Najlepszą reakcją na całą sprawę ze strony Polaków byłoby dziś wzruszenie ramionami. Jako obywatele Unii możemy dziś swobodnie podróżować do dziesiątków krajów na całym świecie bez konieczności udawania się do konsulatu i płacenia śmiesznie wysokiej ceny za przywilej krótkiej rozmowy ze zmęczonym urzędnikiem, który może (ale nie musi) wkleić nam do paszportu naklejkę z nazwą swego państwa.
Jeśli ktoś ma pieniądze na dalekie podróże i koniecznie chce je wydać na kontynencie północnoamerykańskim, to może to uczynić bezwizowo w Kanadzie bądź Meksyku.
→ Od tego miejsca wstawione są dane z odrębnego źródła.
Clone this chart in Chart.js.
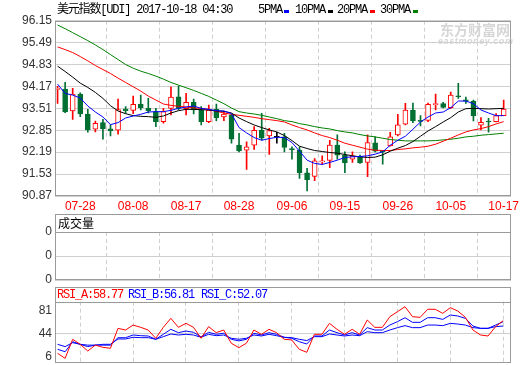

Jeśli ktoś nie ma pieniędzy i chce je zarobić za granicą, to wyjazd do Ameryki ma jeszcze mniejszy sens. Po co się męczyć z dala od Europy za coraz mniej warte dolary wypłacane za nielegalną pracę bez ubezpieczenia medycznego, skoro można to robić w Unii za lepsze pieniądze, bliżej i w zgodzie z prawem?
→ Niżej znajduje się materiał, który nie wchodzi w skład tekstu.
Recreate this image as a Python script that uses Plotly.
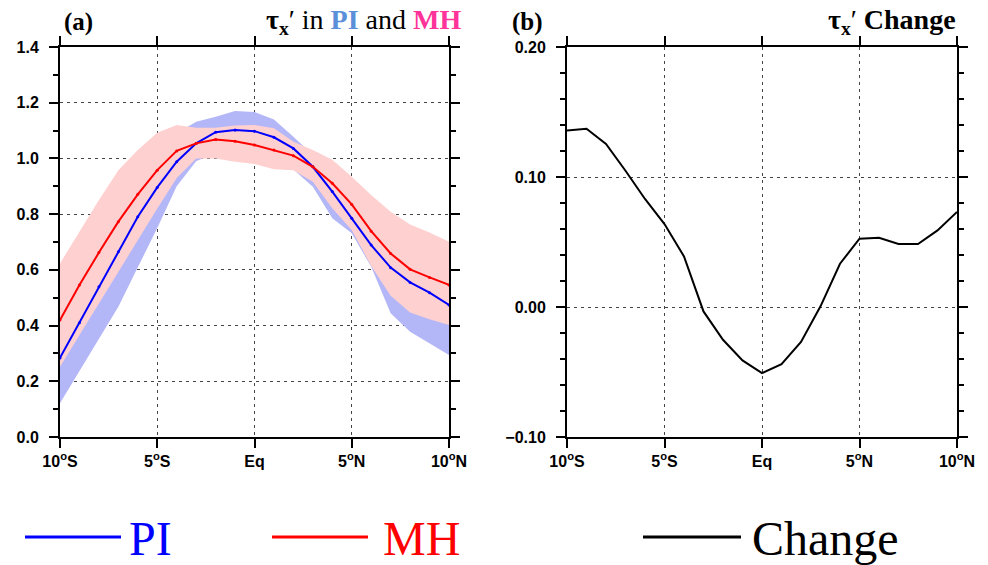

Dziś to Amerykanom powinno bardziej zależeć na zniesieniu wiz. To oni powinni się starać o przyciągnięcie większej liczby zagranicznych turystów i biznesmenów, którzy w ostatnich latach coraz mniej chętnie wybierają się do USA. To oni powinni pracować nad poprawą wizerunku ich kraju za granicą.
Najprawdopodobniej za rok, po kolejnym podliczeniu statystyk konsularnych, i my dostaniemy zaproszenie do programu. Do tego czasu wzruszajmy ramionami.